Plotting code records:
————

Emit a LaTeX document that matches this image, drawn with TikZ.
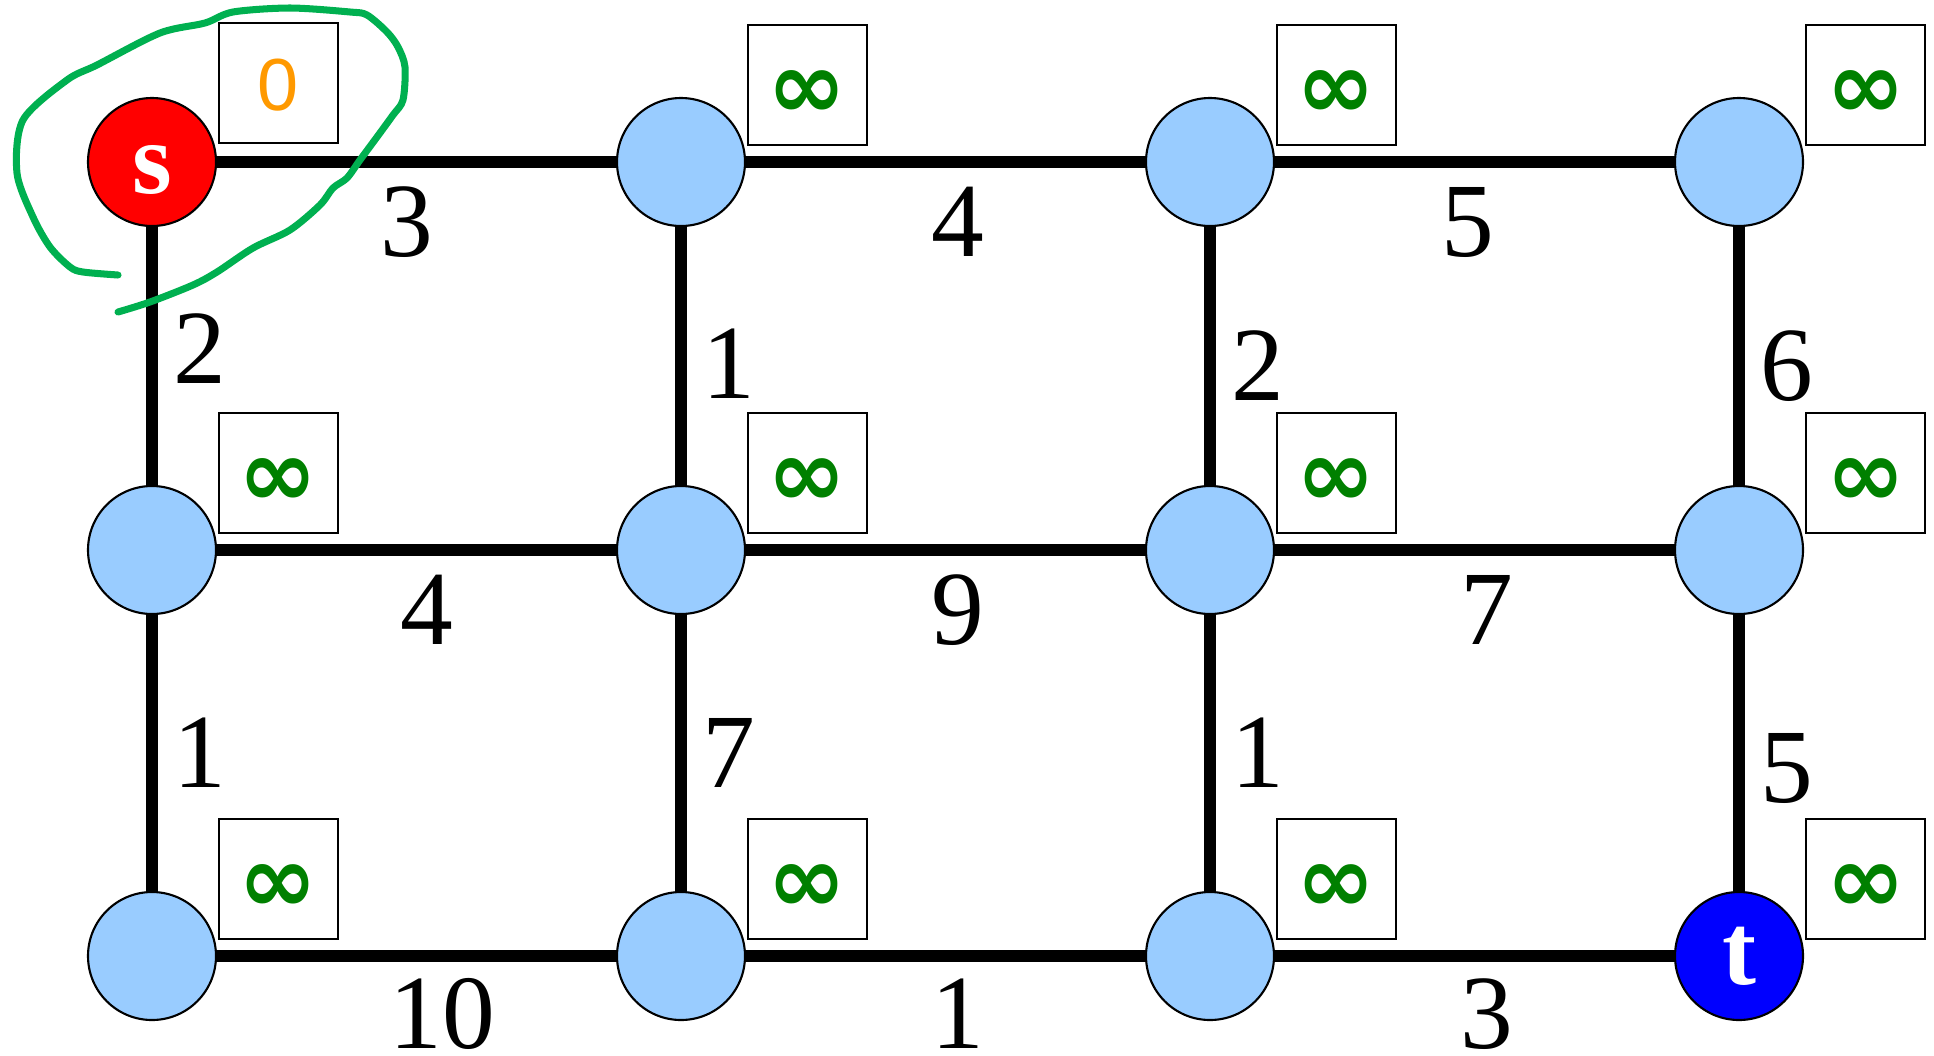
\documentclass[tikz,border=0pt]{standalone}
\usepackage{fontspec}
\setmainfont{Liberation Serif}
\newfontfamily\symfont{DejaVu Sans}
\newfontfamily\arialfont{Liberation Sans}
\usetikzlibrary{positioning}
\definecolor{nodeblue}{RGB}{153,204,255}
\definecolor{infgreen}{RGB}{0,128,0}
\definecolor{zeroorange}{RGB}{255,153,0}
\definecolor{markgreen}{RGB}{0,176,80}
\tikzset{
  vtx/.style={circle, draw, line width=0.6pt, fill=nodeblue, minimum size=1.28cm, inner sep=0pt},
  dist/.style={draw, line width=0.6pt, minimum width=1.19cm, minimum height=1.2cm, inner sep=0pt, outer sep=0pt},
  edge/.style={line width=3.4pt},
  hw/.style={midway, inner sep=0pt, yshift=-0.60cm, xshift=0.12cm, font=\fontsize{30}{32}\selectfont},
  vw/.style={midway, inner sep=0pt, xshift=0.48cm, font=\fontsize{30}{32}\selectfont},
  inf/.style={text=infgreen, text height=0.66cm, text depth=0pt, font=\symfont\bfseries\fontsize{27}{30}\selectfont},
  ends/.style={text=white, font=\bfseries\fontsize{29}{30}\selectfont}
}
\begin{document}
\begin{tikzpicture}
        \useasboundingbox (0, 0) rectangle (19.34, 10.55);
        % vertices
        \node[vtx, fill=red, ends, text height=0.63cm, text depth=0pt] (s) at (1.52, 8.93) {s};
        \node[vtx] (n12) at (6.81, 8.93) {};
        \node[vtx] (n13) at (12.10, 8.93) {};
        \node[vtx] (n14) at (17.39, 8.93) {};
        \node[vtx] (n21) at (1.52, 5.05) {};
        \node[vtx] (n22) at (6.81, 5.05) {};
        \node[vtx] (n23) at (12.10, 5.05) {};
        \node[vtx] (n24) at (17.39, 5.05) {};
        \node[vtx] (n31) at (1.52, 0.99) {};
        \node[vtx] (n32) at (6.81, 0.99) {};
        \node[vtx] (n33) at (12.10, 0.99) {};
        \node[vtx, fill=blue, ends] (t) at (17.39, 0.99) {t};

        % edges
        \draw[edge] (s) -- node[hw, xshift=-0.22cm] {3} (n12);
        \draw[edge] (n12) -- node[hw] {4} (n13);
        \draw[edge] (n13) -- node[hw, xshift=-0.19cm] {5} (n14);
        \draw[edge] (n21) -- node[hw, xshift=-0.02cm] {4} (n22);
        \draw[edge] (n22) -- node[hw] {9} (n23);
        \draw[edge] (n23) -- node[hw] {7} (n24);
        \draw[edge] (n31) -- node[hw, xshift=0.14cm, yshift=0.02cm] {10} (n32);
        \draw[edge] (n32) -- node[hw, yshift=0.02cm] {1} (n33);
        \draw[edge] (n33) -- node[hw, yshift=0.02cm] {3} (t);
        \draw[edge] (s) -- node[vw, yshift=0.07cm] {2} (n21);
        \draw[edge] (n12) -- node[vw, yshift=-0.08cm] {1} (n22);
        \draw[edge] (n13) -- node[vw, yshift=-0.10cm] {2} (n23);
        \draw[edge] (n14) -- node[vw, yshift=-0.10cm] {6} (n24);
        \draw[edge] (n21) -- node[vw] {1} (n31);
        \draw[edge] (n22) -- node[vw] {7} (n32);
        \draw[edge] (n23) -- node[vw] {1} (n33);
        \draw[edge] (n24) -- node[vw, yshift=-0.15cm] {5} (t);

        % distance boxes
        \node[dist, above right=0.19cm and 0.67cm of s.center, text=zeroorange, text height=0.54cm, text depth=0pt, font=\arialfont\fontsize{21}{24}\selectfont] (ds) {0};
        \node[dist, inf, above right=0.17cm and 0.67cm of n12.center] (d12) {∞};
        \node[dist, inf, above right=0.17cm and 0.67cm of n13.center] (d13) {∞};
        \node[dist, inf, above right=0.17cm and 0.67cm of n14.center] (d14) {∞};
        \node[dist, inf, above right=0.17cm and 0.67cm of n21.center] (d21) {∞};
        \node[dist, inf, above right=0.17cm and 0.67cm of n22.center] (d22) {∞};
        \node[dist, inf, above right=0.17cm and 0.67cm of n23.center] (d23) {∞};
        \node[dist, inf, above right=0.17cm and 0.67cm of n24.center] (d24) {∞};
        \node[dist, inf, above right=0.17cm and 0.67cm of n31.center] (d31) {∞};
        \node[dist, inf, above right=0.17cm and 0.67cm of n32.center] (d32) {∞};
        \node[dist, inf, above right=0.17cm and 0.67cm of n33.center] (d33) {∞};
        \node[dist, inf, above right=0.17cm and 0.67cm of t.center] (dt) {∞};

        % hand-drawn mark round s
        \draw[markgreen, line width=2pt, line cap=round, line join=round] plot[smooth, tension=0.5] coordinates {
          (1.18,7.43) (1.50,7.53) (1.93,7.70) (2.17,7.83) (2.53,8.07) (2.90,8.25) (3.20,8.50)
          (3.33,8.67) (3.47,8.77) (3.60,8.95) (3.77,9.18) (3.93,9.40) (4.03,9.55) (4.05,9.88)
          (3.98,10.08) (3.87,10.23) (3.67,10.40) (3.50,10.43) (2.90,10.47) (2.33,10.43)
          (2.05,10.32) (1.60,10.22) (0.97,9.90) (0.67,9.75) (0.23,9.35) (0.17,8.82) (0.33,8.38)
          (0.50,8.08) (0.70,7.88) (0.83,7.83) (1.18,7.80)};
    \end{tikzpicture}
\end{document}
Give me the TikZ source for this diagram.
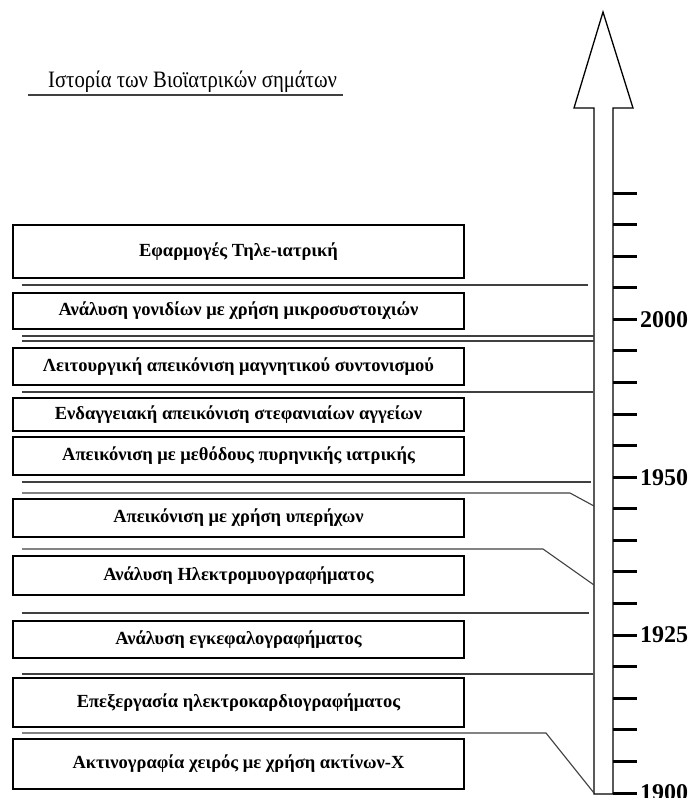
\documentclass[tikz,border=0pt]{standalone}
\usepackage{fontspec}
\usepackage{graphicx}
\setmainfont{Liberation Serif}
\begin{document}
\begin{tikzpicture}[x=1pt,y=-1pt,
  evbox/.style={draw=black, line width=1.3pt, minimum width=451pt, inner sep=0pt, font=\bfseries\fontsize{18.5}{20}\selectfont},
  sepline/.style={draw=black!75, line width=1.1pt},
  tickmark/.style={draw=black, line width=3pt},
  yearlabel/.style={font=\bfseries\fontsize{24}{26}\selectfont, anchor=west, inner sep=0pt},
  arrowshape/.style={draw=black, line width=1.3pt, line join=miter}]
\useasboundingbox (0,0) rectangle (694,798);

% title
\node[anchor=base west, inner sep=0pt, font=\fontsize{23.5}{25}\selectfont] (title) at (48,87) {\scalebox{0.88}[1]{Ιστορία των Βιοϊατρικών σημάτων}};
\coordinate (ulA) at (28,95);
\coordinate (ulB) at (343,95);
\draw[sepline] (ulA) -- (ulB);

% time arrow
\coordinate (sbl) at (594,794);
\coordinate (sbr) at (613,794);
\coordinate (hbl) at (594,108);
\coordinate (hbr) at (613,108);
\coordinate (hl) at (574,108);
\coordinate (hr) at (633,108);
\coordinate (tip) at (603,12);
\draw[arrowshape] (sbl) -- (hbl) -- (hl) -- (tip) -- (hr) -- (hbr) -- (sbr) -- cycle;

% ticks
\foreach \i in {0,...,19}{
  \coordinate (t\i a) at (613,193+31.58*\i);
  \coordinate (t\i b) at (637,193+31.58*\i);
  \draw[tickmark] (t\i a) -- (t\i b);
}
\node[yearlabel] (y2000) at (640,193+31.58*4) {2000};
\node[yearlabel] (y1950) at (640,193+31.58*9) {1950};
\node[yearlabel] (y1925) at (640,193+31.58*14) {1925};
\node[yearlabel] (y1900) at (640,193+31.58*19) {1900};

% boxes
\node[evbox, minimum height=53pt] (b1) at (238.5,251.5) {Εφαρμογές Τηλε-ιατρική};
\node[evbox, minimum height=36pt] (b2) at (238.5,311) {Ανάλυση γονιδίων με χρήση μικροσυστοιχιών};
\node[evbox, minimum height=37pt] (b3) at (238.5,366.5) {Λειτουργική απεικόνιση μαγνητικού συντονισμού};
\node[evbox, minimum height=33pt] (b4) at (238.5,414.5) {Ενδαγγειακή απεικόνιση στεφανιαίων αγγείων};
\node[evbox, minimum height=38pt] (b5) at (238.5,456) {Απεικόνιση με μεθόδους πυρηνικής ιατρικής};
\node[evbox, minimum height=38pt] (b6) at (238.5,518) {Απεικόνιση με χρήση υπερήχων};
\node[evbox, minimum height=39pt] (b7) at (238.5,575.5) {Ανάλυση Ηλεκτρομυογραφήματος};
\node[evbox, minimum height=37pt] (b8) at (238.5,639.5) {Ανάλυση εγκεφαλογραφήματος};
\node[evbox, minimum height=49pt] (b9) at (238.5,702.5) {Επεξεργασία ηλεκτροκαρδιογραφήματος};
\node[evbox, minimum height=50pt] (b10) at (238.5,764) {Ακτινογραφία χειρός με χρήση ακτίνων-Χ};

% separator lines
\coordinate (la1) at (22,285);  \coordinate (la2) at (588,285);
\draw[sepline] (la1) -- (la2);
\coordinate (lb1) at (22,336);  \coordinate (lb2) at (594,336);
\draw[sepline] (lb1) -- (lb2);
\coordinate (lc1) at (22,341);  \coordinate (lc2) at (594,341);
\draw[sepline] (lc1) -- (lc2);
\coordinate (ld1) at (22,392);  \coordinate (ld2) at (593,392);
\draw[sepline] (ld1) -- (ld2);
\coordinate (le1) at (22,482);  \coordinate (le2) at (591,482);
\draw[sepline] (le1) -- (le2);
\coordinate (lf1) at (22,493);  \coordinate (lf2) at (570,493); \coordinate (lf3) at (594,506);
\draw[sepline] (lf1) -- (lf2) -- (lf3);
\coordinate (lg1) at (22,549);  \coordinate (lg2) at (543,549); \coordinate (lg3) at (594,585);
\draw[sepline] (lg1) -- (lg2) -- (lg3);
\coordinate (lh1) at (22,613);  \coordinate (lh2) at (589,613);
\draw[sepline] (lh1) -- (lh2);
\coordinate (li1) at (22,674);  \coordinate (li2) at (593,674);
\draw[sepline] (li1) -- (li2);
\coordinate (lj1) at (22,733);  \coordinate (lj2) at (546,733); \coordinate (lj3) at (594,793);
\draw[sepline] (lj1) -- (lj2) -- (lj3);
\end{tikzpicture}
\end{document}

————

(Written exercise): Everything from the top line of the data down to and including the line with "fill=blue, ends] (t)" is to be copied, except the pictures.

(Task answer):
Emit a LaTeX document that matches this image, drawn with TikZ.
\documentclass[tikz,border=0pt]{standalone}
\usepackage{fontspec}
\setmainfont{Liberation Serif}
\newfontfamily\symfont{DejaVu Sans}
\newfontfamily\arialfont{Liberation Sans}
\usetikzlibrary{positioning}
\definecolor{nodeblue}{RGB}{153,204,255}
\definecolor{infgreen}{RGB}{0,128,0}
\definecolor{zeroorange}{RGB}{255,153,0}
\definecolor{markgreen}{RGB}{0,176,80}
\tikzset{
  vtx/.style={circle, draw, line width=0.6pt, fill=nodeblue, minimum size=1.28cm, inner sep=0pt},
  dist/.style={draw, line width=0.6pt, minimum width=1.19cm, minimum height=1.2cm, inner sep=0pt, outer sep=0pt},
  edge/.style={line width=3.4pt},
  hw/.style={midway, inner sep=0pt, yshift=-0.60cm, xshift=0.12cm, font=\fontsize{30}{32}\selectfont},
  vw/.style={midway, inner sep=0pt, xshift=0.48cm, font=\fontsize{30}{32}\selectfont},
  inf/.style={text=infgreen, text height=0.66cm, text depth=0pt, font=\symfont\bfseries\fontsize{27}{30}\selectfont},
  ends/.style={text=white, font=\bfseries\fontsize{29}{30}\selectfont}
}
\begin{document}
\begin{tikzpicture}
        \useasboundingbox (0, 0) rectangle (19.34, 10.55);
        % vertices
        \node[vtx, fill=red, ends, text height=0.63cm, text depth=0pt] (s) at (1.52, 8.93) {s};
        \node[vtx] (n12) at (6.81, 8.93) {};
        \node[vtx] (n13) at (12.10, 8.93) {};
        \node[vtx] (n14) at (17.39, 8.93) {};
        \node[vtx] (n21) at (1.52, 5.05) {};
        \node[vtx] (n22) at (6.81, 5.05) {};
        \node[vtx] (n23) at (12.10, 5.05) {};
        \node[vtx] (n24) at (17.39, 5.05) {};
        \node[vtx] (n31) at (1.52, 0.99) {};
        \node[vtx] (n32) at (6.81, 0.99) {};
        \node[vtx] (n33) at (12.10, 0.99) {};
        \node[vtx, fill=blue, ends] (t) at (17.39, 0.99) {t};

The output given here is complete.